What you should do =>
Leave the pictures out and quote every line from the start of the listing to the line with "const seriesNames = ['Årets", inclusive.

Data excerpt =>
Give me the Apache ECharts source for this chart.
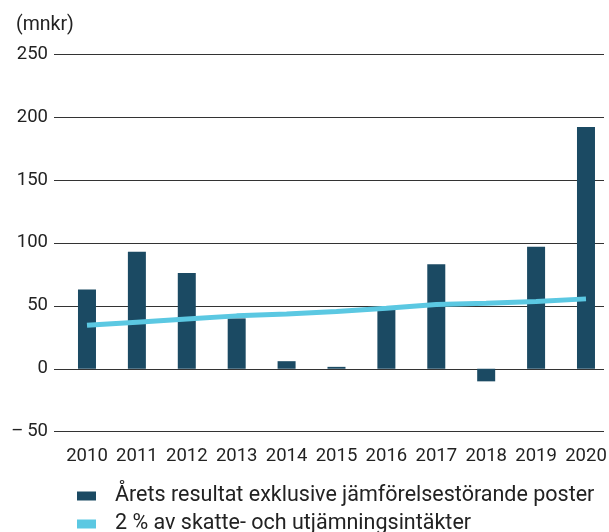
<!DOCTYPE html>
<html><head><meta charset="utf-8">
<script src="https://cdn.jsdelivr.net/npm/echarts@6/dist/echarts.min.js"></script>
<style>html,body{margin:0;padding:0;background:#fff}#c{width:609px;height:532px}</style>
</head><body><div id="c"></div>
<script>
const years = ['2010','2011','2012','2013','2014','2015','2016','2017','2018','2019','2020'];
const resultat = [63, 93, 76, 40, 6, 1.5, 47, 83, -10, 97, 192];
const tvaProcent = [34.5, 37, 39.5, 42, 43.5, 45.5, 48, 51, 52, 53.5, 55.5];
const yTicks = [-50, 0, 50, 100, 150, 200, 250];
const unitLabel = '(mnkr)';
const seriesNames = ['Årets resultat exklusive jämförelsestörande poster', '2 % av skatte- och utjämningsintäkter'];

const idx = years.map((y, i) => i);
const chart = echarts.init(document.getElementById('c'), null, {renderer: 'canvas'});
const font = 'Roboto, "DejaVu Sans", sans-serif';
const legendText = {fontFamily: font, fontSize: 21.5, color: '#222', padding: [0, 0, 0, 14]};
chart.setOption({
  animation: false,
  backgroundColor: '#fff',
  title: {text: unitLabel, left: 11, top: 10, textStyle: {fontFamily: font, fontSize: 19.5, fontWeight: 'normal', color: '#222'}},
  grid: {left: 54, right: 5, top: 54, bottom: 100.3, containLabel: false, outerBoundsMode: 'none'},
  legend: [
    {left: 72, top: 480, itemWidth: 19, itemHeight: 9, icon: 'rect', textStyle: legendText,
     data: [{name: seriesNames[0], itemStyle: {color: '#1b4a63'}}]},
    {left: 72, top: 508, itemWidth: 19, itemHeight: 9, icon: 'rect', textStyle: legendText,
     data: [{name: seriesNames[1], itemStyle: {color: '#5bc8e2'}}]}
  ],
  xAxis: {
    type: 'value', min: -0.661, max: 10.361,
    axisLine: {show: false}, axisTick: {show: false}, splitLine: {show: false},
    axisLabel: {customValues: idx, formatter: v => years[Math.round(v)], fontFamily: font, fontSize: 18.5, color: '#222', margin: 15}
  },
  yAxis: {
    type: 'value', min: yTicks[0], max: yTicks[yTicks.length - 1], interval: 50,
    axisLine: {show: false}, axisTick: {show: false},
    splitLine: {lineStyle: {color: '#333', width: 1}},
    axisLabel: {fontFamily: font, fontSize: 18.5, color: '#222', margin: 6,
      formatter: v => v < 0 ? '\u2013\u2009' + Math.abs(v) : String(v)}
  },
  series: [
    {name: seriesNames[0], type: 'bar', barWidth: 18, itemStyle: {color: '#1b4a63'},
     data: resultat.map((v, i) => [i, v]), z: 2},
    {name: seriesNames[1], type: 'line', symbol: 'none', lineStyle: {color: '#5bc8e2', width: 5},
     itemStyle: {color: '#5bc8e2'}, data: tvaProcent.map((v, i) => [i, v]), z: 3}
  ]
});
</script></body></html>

Response to the task =>
Give me the Apache ECharts source for this chart.
<!DOCTYPE html>
<html><head><meta charset="utf-8">
<script src="https://cdn.jsdelivr.net/npm/echarts@6/dist/echarts.min.js"></script>
<style>html,body{margin:0;padding:0;background:#fff}#c{width:609px;height:532px}</style>
</head><body><div id="c"></div>
<script>
const years = ['2010','2011','2012','2013','2014','2015','2016','2017','2018','2019','2020'];
const resultat = [63, 93, 76, 40, 6, 1.5, 47, 83, -10, 97, 192];
const tvaProcent = [34.5, 37, 39.5, 42, 43.5, 45.5, 48, 51, 52, 53.5, 55.5];
const yTicks = [-50, 0, 50, 100, 150, 200, 250];
const unitLabel = '(mnkr)';
const seriesNames = ['Årets resultat exklusive jämförelsestörande poster', '2 % av skatte- och utjämningsintäkter'];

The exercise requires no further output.